また、相談者様に兄弟姉妹がいる場合は、その方たちにも同等に金銭的な負担をしてもらうようにしてください。

相談者様のマンションはあきらめるべきなのか?

もともと40歳までにマンションを購入することを考えて、貯蓄や投資を行っていらっしゃったようですね。支出の内訳を見ても、無駄遣いもせず、しっかりと計画して貯めてきた様子が伺えます。

相談者様がおっしゃる通り、このまま資金援助を続けている場合は、マンションの購入をあきらめる、もしくはグレードを落として選ぶ方法しかないのかもしれません。

とはいえ、あきらめるのは早いと思います。

お父様は自営業だったため、現在の収入は公的年金の70万円のみのようですが、お母様はこれから年金を受給されるのですよね? そうすると、今よりも生活費として支援しているお金は少なくなりますよね?

先ほども説明させて頂きましたが、お母様にも働いて頂いて収入を得てもらうことができれば、その分、支援する金額を減らすこともできます。

もし、在宅介護をしている場合であっても、在宅で働いてもらう方法もありますので、お母様と一度、話し合ってみてはいかがでしょうか。

私自身、親の介護で仕事を辞めた経験があり、親や周囲の人々と介護について話しました。ご両親としては、息子さんの気持は嬉しいと思っていると思いますが、邪魔はしたくないと考えているのではないでしょうか。

自分がどのような生活をしたいのか、また、ご両親にどのようにしてあげたいのか、考えていることを正直に話してみてください。

不安ごとはケアマネージャーと密に相談を

お父様の介護に関しては、基本的にお母様がケアマネージャーと連絡を取っているかと思います。ただし、ご両親の生活を支えているのは相談者様なのですから、お母様と一緒にお父様の担当のケアマネージャーと会い、今抱えている不安をシェアすることも必要です。

ケアマネージャーは、介護に関するプロであり、情報は常にアップデートしています。
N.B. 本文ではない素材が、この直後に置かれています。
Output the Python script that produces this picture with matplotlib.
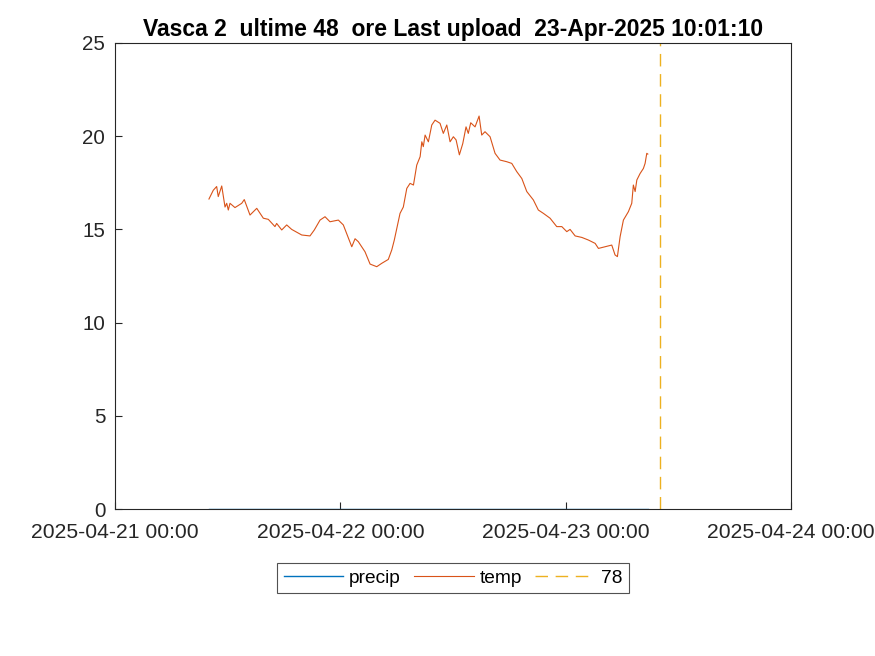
import matplotlib
matplotlib.use("Agg")
import matplotlib.pyplot as plt
import matplotlib.dates as mdates
import numpy as np
from datetime import datetime, timedelta

plt.rcParams['font.family'] = ['Liberation Sans', 'DejaVu Sans']

start = datetime(2025, 4, 21, 0, 0)
last_upload = datetime(2025, 4, 23, 10, 1, 10)

# hours since 2025-04-21 00:00 and temperature values
temp_hours = [10.01, 10.47, 10.83, 11.0, 11.37, 11.72, 11.9, 12.07, 12.25, 12.78,
              13.5, 13.77, 14.38, 15.1, 15.8, 16.33, 17.04, 17.22, 17.76, 18.29,
              18.82, 19.89, 20.77, 21.23, 21.84, 22.37, 22.9, 23.79, 24.32, 25.22,
              25.57, 25.92, 26.63, 27.17, 27.88, 28.41, 29.11, 29.48, 29.75, 30.36,
              30.71, 31.08, 31.43, 31.79, 32.14, 32.5, 32.68, 32.84, 33.03, 33.38,
              33.74, 34.09, 34.62, 34.97, 35.34, 35.69, 36.04, 36.33, 36.68, 37.04,
              37.39, 37.63, 37.89, 38.35, 38.78, 39.06, 39.41, 39.95, 40.48, 41.01,
              41.73, 42.26, 42.79, 43.33, 43.86, 44.56, 45.09, 45.63, 46.34, 47.05,
              47.59, 48.12, 48.47, 49.01, 49.72, 50.42, 51.14, 51.49, 52.2, 52.91,
              53.26, 53.51, 53.8, 54.15, 54.68, 55.04, 55.21, 55.4, 55.58, 55.93,
              56.28, 56.46, 56.64, 56.75]
temp_vals = [16.63, 17.1, 17.3, 16.76, 17.33, 16.2, 16.4, 16.04, 16.4, 16.17,
             16.4, 16.6, 15.77, 16.13, 15.6, 15.54, 15.15, 15.32, 14.97, 15.24,
             15.0, 14.7, 14.65, 14.97, 15.5, 15.68, 15.41, 15.5, 15.24, 14.07,
             14.5, 14.34, 13.8, 13.14, 13.0, 13.18, 13.39, 13.9, 14.43, 15.86,
             16.2, 17.2, 17.47, 17.38, 18.45, 18.9, 19.7, 19.44, 20.06, 19.7,
             20.6, 20.86, 20.69, 20.15, 20.6, 19.7, 19.97, 19.8, 19.0, 19.6,
             20.5, 20.15, 20.72, 20.5, 21.08, 20.06, 20.24, 19.97, 19.08, 18.72,
             18.63, 18.54, 18.1, 17.73, 17.03, 16.58, 16.04, 15.86, 15.6, 15.15,
             15.15, 14.88, 15.0, 14.65, 14.57, 14.43, 14.25, 13.98, 14.07, 14.16,
             13.63, 13.54, 14.61, 15.5, 15.95, 16.4, 17.38, 17.03, 17.65, 18.0,
             18.27, 18.54, 19.08, 19.04]

precip_hours = [10.01, 56.75]
precip_vals = [0.0, 0.0]

xtick_labels = ['2025-04-21 00:00', '2025-04-22 00:00', '2025-04-23 00:00', '2025-04-24 00:00']
yticks = [0, 5, 10, 15, 20, 25]
title = 'Vasca 2  ultime 48  ore Last upload  23-Apr-2025 10:01:10'

temp_t = [start + timedelta(hours=h) for h in temp_hours]
precip_t = [start + timedelta(hours=h) for h in precip_hours]

fig = plt.figure(figsize=(8.75, 6.56), dpi=100)
ax = fig.add_axes([0.1314, 0.224, 0.7726, 0.7105])

ax.plot(precip_t, precip_vals, color='#0072BD', lw=1.0, label='precip')
ax.plot(temp_t, temp_vals, color='#D95319', lw=0.8, label='temp')
ax.axvline(last_upload, color='#EDB120', lw=1.0, ls=(0, (9, 5.5)), label='78')

xt = [datetime(2025, 4, 21) + timedelta(days=i) for i in range(4)]
ax.set_xlim(xt[0], xt[-1])
ax.set_xticks(xt)
ax.set_xticklabels(xtick_labels)
ax.set_ylim(0, 25)
ax.set_yticks(yticks)
ax.tick_params(direction='in', length=5, width=0.8, labelsize=14.8, colors='#262626')
ax.tick_params(axis='x', labelsize=15.2, pad=10)
ax.tick_params(axis='y', pad=7)
for s in ax.spines.values():
    s.set_color('#262626')
    s.set_linewidth(0.8)

ax.set_title(title, fontsize=16.5, fontweight='bold', pad=5)

leg = ax.legend(loc='upper center', bbox_to_anchor=(0.5, -0.115), ncol=3,
                fontsize=13.8, frameon=True, fancybox=False, edgecolor='#262626',
                handlelength=3.1, handletextpad=0.3, columnspacing=0.7,
                borderpad=0.35, borderaxespad=0)
leg.get_frame().set_linewidth(0.8)

fig.savefig('out.png', dpi=100)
施設の入所に関してアドバイスをしてくれますし、どのようにしたらご家族に負担をかけずにすむのかも考えてくれますよ。

また、ケアマネージャーが優秀であっても、所属している事業所によって、利用できる施設などに違いが出てきます。ケアマネージャーは変わってしまいますが、利用する事業所を変える方法もあります。

介護は先が見えないため、不安になってしまうと思います。でも、あきらめてしまったらそれで終わってしまいます。

お父様が働けなくなったのは、今年からとのこと。働くまでは無理だとしても、体調が回復することもあるかもしれません。それにより、相談者様の負担が軽くなることもあるのではないでしょうか。

マンションの購入に関しては、先送りになってしまうかもしれませんが、決して購入できないわけではないと思います。まだ、ご家族の生活は定まってはいないのですから、あきらめないでください。

まじめな相談者様のことですので、責任感から頑張ってしまうかもしれませんが、自分の幸せは手放さないでほしいと思います。

介護は、金銭的にも精神的にも家族の負担になり、つらくなることも少なくありません。ひとりで抱え込まずに、取り組んでくださいね。陰ながら応援しています。